Eugenio Barba (born 29 October 1936) is an Italian author and theatre director based in Denmark. He is the founder of the Odin Theatre and the International School of Theatre Anthropology, both located in Holstebro, Denmark.

==Biography==
Barba was born in Brindisi and grew up in Gallipoli, Lecce Province, Italy. After leaving the Nunziatella military academy of Naples in 1954, he emigrated to Norway to work as a welder and sailor. He also took degrees in French, Norwegian literature, and history of religion at Oslo University. In 1961 he went to Warsaw in Poland to study theatre direction at the State Theatre School, but left one year later to join Jerzy Grotowski, who at that time was the leader of Teatr 13 Rzedow in Opole. Barba stayed with Grotowski for three years.

In 1963 he traveled to India where he had his first encounter with Kathakali. He wrote an essay on the form which was published in Italy, France, the U. S. and Denmark. His first book, In Search of a Lost Theatre, was published in Italy and Hungary in 1965.

When Barba returned to Oslo in 1964, he wanted to become a professional theatre director, but as a foreigner he faced opposition. He and Norwegian author Jens Bjørneboe gathered a group of people who had not passed their admission test to Oslo's State Theatre School and created the Odin Teatret on 1 October 1964. The group trained and rehearsed in an air raid shelter. Their first production, Ornitofilene, by Bjørneboe, was performed in Norway, Sweden, Finland and Denmark. They were subsequently offered an old farm and a small sum of money by the Danish municipality of Holstebro, which became their base.

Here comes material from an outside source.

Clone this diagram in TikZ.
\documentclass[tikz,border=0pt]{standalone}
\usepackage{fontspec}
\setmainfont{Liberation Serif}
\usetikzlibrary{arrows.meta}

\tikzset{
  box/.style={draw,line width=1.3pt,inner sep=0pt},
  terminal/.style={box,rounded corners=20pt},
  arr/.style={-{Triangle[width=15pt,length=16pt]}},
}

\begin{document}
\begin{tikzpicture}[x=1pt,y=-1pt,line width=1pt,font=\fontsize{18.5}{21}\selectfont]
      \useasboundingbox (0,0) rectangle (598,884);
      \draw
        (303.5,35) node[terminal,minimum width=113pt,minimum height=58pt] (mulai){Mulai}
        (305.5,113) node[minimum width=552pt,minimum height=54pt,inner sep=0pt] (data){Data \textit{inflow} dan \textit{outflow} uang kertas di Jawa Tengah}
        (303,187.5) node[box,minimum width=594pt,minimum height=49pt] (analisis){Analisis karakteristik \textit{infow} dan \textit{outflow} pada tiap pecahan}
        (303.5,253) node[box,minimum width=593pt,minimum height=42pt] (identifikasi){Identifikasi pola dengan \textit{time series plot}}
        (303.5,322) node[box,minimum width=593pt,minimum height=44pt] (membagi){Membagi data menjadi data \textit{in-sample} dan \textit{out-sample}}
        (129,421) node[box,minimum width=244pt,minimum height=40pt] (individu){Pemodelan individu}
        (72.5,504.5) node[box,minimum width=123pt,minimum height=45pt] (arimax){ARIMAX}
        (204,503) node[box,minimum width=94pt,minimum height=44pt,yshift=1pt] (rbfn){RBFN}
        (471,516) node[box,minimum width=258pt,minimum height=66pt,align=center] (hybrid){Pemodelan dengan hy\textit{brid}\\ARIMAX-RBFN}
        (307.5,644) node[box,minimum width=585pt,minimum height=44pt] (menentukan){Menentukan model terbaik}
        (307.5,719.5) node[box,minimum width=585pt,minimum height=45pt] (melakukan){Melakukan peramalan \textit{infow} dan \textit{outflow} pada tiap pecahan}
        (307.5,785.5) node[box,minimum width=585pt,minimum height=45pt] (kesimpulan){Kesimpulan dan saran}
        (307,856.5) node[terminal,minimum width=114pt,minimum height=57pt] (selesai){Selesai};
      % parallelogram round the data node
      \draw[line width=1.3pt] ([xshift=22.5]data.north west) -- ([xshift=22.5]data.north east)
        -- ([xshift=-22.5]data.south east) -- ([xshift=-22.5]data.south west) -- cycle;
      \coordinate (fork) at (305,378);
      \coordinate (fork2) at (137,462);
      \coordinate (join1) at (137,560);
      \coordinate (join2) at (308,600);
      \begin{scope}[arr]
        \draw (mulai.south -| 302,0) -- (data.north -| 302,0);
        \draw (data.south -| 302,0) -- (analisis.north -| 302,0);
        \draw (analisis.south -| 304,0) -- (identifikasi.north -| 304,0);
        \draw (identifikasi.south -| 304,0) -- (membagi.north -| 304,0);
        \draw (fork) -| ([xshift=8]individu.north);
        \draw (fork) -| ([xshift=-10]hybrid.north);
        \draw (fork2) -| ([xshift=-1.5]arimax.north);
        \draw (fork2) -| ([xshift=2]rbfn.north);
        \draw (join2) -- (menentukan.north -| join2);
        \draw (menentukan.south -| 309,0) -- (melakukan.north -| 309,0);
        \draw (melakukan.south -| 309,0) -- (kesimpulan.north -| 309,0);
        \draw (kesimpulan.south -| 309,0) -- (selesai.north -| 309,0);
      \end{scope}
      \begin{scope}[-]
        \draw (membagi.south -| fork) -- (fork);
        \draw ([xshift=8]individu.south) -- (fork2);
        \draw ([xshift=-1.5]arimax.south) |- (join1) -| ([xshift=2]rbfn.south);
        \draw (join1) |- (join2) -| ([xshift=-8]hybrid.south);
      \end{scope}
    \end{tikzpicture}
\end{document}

Over forty-two years, Barba has directed sixty-five productions for the Odin Teatret and the Theatrum Mundi Ensemble. Some of the more recent productions are Salt (2002), Great Cities Under the Moon (2003), Andersen's Dream (2005), Ur-Hamlet (2006) and Don Giovanni all'Inferno (2006) in collaboration with Ensemble Midtvest.

In 1979 Barba founded the International School of Theatre Anthropology (ISTA). He is on the advisory boards of scholarly journals such as The Drama Review, Performance Research, New Theatre Quarterly, Teatro e Storia and Teatrología. Among his most recent publications, translated into several different languages, are The Paper Canoe (Routledge), Theatre: Solitude, Craft, Revolt (Black Mountain Press), Land of Ashes and Diamonds: My Apprenticeship in Poland, 26 letters from Jerzy Grotowski to Barba (Black Mountain Press) and, in collaboration with Nicola Savarese, The Secret Art of the Performer and the revised and updated version of A Dictionary of Theatre Anthropology (Centre for Performance Research/Routledge). In 2021 he has founded the open-access Journal of Theatre Anthropology.